Many inventions in the "freeze-dry" art have been made of recent years whereby excellent fruit and vegetable products are preserved through sublimation of moisture from the frozen comestible under vacuum conditions of 1 torr and even lower absolute pressures. To reach these extremely low pressures commercially requires massive vacuum pumps and high-capacity refrigeration systems to cool surface condensers to cryogenic temperatures. Such systems are highly consumptive of energy and capital. Energy cost, interest on capital expenditures, and maintenance, plus hand labor necessary for loading and unloading food trays, make freeze-dried foods so costly to manufacture that these foods can be afforded only in exceptional instances, such as to feed mountain-climbing expeditions and astronauts.

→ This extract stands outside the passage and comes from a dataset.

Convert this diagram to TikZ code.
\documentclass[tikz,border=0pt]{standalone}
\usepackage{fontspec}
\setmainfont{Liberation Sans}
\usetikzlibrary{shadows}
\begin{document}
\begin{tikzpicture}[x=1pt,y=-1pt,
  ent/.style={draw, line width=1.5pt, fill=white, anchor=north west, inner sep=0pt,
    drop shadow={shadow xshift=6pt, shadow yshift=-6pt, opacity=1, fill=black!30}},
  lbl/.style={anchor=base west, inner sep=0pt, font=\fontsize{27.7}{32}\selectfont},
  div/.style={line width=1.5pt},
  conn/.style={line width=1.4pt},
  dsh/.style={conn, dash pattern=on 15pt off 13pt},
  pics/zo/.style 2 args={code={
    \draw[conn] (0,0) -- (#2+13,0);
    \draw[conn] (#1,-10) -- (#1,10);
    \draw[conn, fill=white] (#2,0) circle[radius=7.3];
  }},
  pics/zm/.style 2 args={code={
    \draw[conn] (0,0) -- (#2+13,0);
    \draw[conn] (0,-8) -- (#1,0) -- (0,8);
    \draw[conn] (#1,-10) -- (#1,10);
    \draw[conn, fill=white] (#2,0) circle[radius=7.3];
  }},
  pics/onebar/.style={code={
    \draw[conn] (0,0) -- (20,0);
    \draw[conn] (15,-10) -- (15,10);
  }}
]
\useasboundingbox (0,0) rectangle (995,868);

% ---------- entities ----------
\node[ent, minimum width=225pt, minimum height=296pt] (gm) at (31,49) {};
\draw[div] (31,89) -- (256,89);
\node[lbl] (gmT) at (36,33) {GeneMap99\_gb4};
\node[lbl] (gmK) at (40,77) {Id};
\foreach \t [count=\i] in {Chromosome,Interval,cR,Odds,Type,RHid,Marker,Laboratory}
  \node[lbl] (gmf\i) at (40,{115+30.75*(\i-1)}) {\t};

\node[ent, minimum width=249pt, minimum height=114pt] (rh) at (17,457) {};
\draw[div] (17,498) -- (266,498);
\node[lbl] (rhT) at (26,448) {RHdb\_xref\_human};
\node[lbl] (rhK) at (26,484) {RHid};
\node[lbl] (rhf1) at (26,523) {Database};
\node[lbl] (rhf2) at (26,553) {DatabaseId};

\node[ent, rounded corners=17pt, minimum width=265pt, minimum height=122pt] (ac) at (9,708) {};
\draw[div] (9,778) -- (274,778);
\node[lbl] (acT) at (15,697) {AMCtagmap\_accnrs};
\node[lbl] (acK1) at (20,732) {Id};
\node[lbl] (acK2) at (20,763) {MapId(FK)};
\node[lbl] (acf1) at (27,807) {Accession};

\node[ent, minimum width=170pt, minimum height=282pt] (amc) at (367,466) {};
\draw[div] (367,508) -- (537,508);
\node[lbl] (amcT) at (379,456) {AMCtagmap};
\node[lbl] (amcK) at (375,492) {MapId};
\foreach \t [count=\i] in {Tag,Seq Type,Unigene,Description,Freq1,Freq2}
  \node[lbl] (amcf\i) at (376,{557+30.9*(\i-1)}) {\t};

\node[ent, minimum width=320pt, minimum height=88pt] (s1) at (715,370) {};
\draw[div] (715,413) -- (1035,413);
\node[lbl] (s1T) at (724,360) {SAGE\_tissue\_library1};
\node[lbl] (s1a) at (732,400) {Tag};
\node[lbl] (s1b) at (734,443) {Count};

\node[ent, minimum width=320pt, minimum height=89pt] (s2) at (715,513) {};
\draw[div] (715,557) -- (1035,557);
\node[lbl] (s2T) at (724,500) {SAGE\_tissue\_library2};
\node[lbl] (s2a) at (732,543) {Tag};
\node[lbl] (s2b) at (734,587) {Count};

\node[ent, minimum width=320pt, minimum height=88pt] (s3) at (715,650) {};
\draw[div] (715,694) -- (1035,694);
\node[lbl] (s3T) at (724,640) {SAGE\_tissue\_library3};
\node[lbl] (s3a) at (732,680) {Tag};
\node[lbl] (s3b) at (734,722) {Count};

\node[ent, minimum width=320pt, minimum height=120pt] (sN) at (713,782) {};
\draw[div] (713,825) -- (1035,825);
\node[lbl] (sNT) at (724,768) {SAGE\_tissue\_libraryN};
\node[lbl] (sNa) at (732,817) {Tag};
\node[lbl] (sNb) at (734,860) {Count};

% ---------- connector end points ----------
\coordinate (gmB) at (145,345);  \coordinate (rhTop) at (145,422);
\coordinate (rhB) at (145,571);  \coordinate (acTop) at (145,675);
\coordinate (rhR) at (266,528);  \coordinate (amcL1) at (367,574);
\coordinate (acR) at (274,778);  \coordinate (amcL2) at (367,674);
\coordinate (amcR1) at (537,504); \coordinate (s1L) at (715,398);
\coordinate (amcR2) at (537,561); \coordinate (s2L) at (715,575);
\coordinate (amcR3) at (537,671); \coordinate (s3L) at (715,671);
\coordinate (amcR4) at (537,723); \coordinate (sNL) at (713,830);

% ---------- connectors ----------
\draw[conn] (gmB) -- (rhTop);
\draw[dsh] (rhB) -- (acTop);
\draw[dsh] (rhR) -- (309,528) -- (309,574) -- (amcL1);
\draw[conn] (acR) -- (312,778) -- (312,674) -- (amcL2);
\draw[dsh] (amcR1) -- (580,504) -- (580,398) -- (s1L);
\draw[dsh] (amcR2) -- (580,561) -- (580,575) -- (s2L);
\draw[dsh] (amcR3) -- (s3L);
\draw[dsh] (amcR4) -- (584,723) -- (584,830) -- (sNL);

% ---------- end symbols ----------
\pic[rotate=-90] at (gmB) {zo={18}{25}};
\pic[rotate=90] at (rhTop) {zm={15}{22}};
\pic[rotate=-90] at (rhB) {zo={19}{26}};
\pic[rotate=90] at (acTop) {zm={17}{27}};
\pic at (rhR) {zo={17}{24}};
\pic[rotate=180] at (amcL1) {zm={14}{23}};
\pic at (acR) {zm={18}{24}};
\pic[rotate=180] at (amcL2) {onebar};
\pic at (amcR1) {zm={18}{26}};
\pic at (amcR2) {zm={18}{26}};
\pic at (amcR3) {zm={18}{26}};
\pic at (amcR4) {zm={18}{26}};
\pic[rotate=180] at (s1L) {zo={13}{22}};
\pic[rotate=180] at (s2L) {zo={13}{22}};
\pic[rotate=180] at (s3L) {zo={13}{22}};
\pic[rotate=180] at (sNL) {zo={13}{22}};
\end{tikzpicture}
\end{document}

Systematic production of desired large-diameter, thin puffed wafers of ripe banana, pineapple and the like, has been thwarted by slices sticking or abrading during processing.

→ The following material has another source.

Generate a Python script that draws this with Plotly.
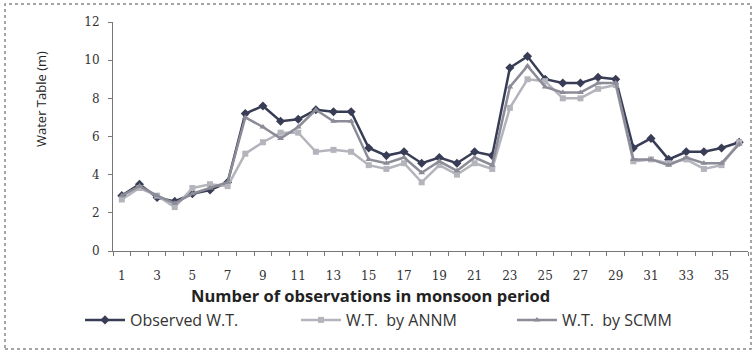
import plotly.graph_objects as go

obs_x = list(range(1, 37))
observed = [2.9, 3.5, 2.8, 2.6, 3.0, 3.2, 3.6, 7.2, 7.6, 6.8, 6.9, 7.4, 7.3, 7.3,
            5.4, 5.0, 5.2, 4.6, 4.9, 4.6, 5.2, 5.0, 9.6, 10.2, 9.0, 8.8, 8.8, 9.1,
            9.0, 5.4, 5.9, 4.8, 5.2, 5.2, 5.4, 5.7]
annm = [2.7, 3.3, 2.9, 2.3, 3.3, 3.5, 3.4, 5.1, 5.7, 6.2, 6.2, 5.2, 5.3, 5.2,
        4.5, 4.3, 4.6, 3.6, 4.5, 4.0, 4.6, 4.3, 7.5, 9.0, 8.9, 8.0, 8.0, 8.5,
        8.7, 4.7, 4.8, 4.6, 4.8, 4.3, 4.5, 5.7]
scmm = [2.9, 3.4, 2.9, 2.5, 3.0, 3.3, 3.6, 7.0, 6.5, 5.9, 6.5, 7.4, 6.8, 6.8,
        4.8, 4.6, 4.9, 4.1, 4.7, 4.2, 4.9, 4.5, 8.6, 9.7, 8.6, 8.3, 8.3, 8.8,
        8.8, 4.8, 4.8, 4.5, 4.9, 4.6, 4.6, 5.6]
tick_labels = [str(i) for i in range(1, 36, 2)]
names = ["Observed W.T.", "W.T.  by ANNM", "W.T.  by SCMM"]
x_title = "Number of observations in monsoon period"
y_title = "Water Table (m)"

fig = go.Figure()
fig.add_trace(go.Scatter(x=obs_x, y=observed, name=names[0], mode="lines+markers",
                         line=dict(color="#383d55", width=2.5),
                         marker=dict(symbol="diamond", size=7, color="#383d55")))
fig.add_trace(go.Scatter(x=obs_x, y=annm, name=names[1], mode="lines+markers",
                         line=dict(color="#b4b4bc", width=2.5),
                         marker=dict(symbol="square", size=6, color="#b4b4bc")))
fig.add_trace(go.Scatter(x=obs_x, y=scmm, name=names[2], mode="lines+markers",
                         line=dict(color="#8c8c98", width=2.5),
                         marker=dict(symbol="triangle-up", size=6, color="#8c8c98")))

L, R, T, B = 113, 7, 22, 104
W, H = 755, 355
pw, ph = W - L - R, H - T - B
def px(x): return (x - L) / pw
def py(y): return (H - B - y) / ph

fig.update_layout(
    width=W, height=H,
    margin=dict(l=L, r=R, t=T, b=B),
    paper_bgcolor="white", plot_bgcolor="white",
    font=dict(family="DejaVu Serif", color="#333333"),
    showlegend=True,
    legend=dict(orientation="h", x=px(80), xanchor="left", y=py(320), yanchor="middle",
                font=dict(size=16, family="Open Sans", color="#333333"),
                itemwidth=40, entrywidth=161, entrywidthmode="pixels",
                tracegroupgap=0, bgcolor="rgba(0,0,0,0)"),
    xaxis=dict(range=[0.5, 36.5], tickmode="array", tickvals=list(range(1, 36, 2)),
               ticktext=tick_labels, showgrid=False, zeroline=False,
               showline=True, linecolor="#777777", linewidth=1,
               ticks="", ticklabelstandoff=14,
               tickfont=dict(size=12, family="DejaVu Serif", color="#333333"),
               minor=dict(tickmode="linear", tick0=0.5, dtick=1, ticks="outside",
                          ticklen=4, tickcolor="#777777", showgrid=False)),
    yaxis=dict(range=[0, 12], dtick=2, showgrid=False, zeroline=False,
               showline=True, linecolor="#777777", linewidth=1,
               ticks="outside", ticklen=4, tickcolor="#777777", ticklabelstandoff=6,
               tickfont=dict(size=12, family="DejaVu Serif", color="#333333")),
    annotations=[
        dict(text="<b>" + x_title + "</b>", xref="paper", yref="paper",
             x=px(370), y=py(295), xanchor="center", yanchor="middle", showarrow=False,
             font=dict(size=16.5, family="Open Sans", color="#222222")),
        dict(text=y_title, xref="paper", yref="paper", textangle=-90,
             x=px(41), y=py(99), xanchor="center", yanchor="middle", showarrow=False,
             font=dict(size=13, family="Open Sans", color="#222222")),
    ],
    shapes=[dict(type="rect", xref="paper", yref="paper",
                 x0=px(5), x1=px(751), y0=py(349), y1=py(4),
                 line=dict(color="#888888", width=1.5, dash="dot"))],
)

fig.write_html("out.html")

Batch methods for carrying out dehydration processes are described in the aforementioned U.S. patents. Among the disadvantages that are inherent in batch methods is the requirement that the single vacuum system absorb water vapor over the whole range of dehydration, from normal atmospheric pressure of 760 torr to the final pressure of 3 torr. A single system cannot be as efficient as a multiple system of the present invention where each vacuum component operates continuously over the range within which it is the most efficient.